Jury selection began on Monday in the trial of a former US soldier being tried as a civilian on charges of raping a teenage girl and killing her and her family in Iraq.
Steven Dale Green, 22, will be the first former Army soldier to be charged as a civilian under a law that allows him to be prosecuted for alleged crimes committed overseas.
He is accused along with four fellow soldiers of raping a 14-year-old girl and killing her and her family in Mahmoudiya, Iraq.
Rather than facing an Iraqi or military jury, Green will face jurors in a federal court in Paducah in the US state of Kentucky, more than 6,700 miles (10,800 kilometres) away from Iraq, under the Military Extraterritorial Jurisdiction Act.
Local Iraqi politician Jabir al-Hamdani called on Monday for the death sentence to be imposed if Green was convicted.
Congress passed the law in 2000 to allow US authorities to prosecute former military personnel for crimes committed overseas.

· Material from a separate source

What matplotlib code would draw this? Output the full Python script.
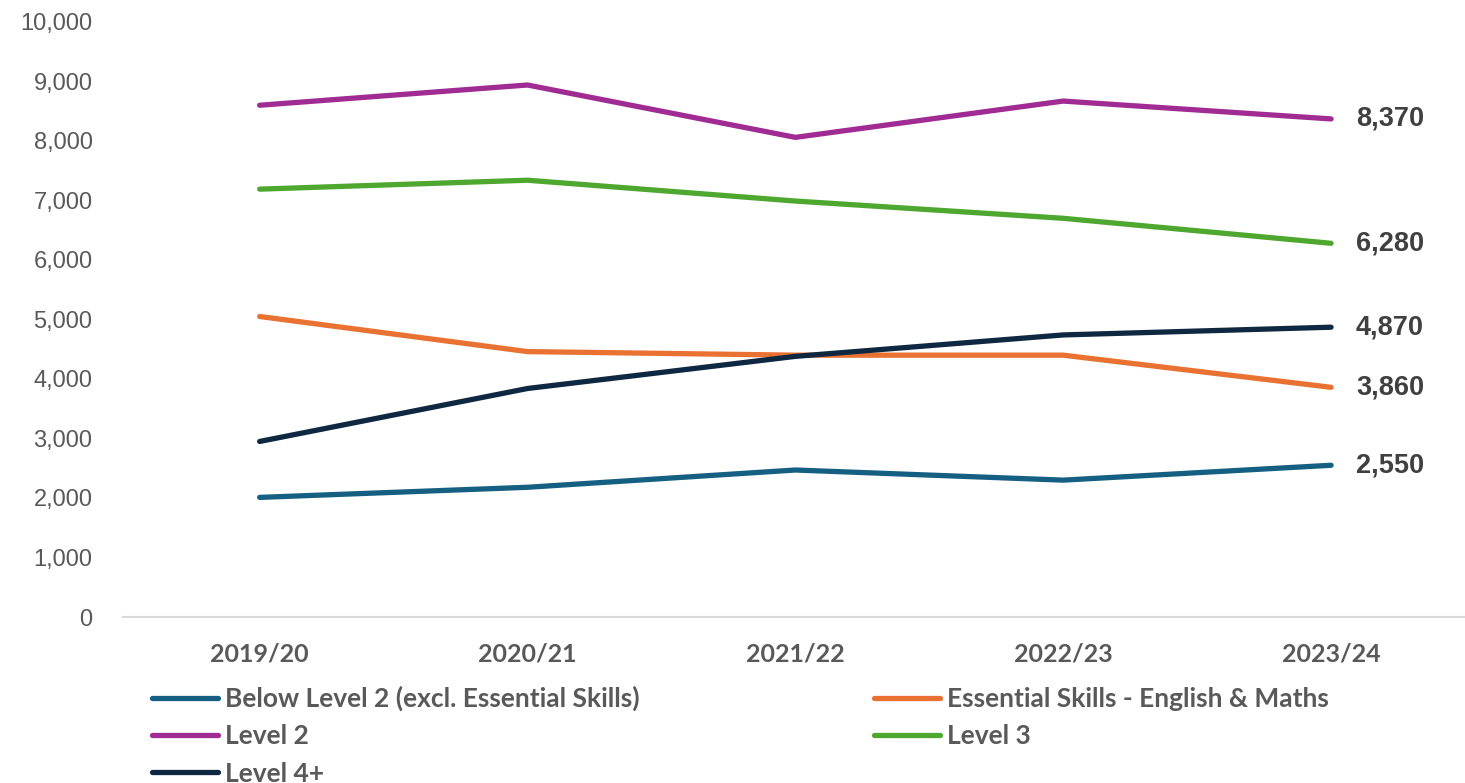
import matplotlib
matplotlib.use("Agg")
import matplotlib.pyplot as plt
from matplotlib.ticker import FuncFormatter

years = ["2019/20", "2020/21", "2021/22", "2022/23", "2023/24"]
below_l2 = [2010, 2180, 2470, 2300, 2550]
essential = [5050, 4460, 4400, 4400, 3860]
level2 = [8600, 8940, 8060, 8670, 8370]
level3 = [7190, 7340, 6990, 6700, 6280]
level4 = [2950, 3840, 4380, 4740, 4870]

names = ["Below Level 2 (excl. Essential Skills)", "Essential Skills - English & Maths",
         "Level 2", "Level 3", "Level 4+"]
colors = ["#156082", "#E97132", "#A02B93", "#4EA72E", "#0E2841"]
series = [below_l2, essential, level2, level3, level4]

fig = plt.figure(figsize=(14.65, 7.83), dpi=100)
ax = fig.add_axes([0.084, 0.212, 0.916, 0.76])

x = list(range(len(years)))
lines = []
for vals, c, n in zip(series, colors, names):
    ln, = ax.plot(x, vals, color=c, lw=3.8, solid_capstyle="round", label=n)
    lines.append(ln)
    ax.annotate(f"{vals[-1]:,}", (x[-1], vals[-1]), xytext=(18, 0), textcoords="offset points",
                va="center", ha="left", fontsize=19.5, fontweight="bold", color="#404040",
                family="Liberation Sans")

ax.set_xlim(-0.51, 4.5)
ax.set_ylim(0, 10000)
ax.set_yticks(range(0, 10001, 1000))
ax.yaxis.set_major_formatter(FuncFormatter(lambda v, p: f"{int(v):,}"))
ax.set_xticks(x)
ax.set_xticklabels(years, fontsize=18, fontweight="bold", color="#595959", family="Lato")
for t in ax.get_yticklabels():
    t.set_fontsize(17)
    t.set_color("#595959")
    t.set_family("Liberation Sans")
ax.tick_params(axis="both", length=0)
ax.tick_params(axis="y", pad=22)
ax.tick_params(axis="x", pad=18)
for s in ["top", "right", "left"]:
    ax.spines[s].set_visible(False)
ax.spines["bottom"].set_color("#D9D9D9")
ax.spines["bottom"].set_linewidth(1.5)

order = [0, 2, 4, 1, 3]
leg = fig.legend([lines[i] for i in order], [names[i] for i in order], ncol=2,
                 loc="upper left", bbox_to_anchor=(0.1038, 0.124), frameon=False,
                 prop={"family": "Lato", "size": 19, "weight": "bold"},
                 handlelength=2.5, handletextpad=0.25, columnspacing=8.9,
                 labelspacing=0.5, borderaxespad=0, borderpad=0)
for t in leg.get_texts():
    t.set_color("#595959")

fig.savefig("out.png", dpi=100)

The law specifically cites a "jurisdictional gap" that leaves perpetrators unpunished for crimes by Americans occurring in countries that won't prosecute them or that the US is unable to investigate or prosecute. It also covers civilians, their spouses and military contractors.
Green and four other soldiers with the 1st Battalion, 502nd Infantry Regiment based at Fort Campbell, Kentucky, were investigated after an Iraqi girl, Abeer Qassim al-Janabi, was raped and her body set afire.
Her family was also killed on March 12, 2006.
By the time the Army pressed charges in June 2006, Green had been honourably discharged with a personality disorder and returned to the United States.
The other four soldiers were charged under the Uniform Code of Military Justice and each faced a military trial, known as a court martial.
Three pleaded guilty and a jury convicted one. They received sentences ranging from five years to 110 based on their acknowledged roles in the attack.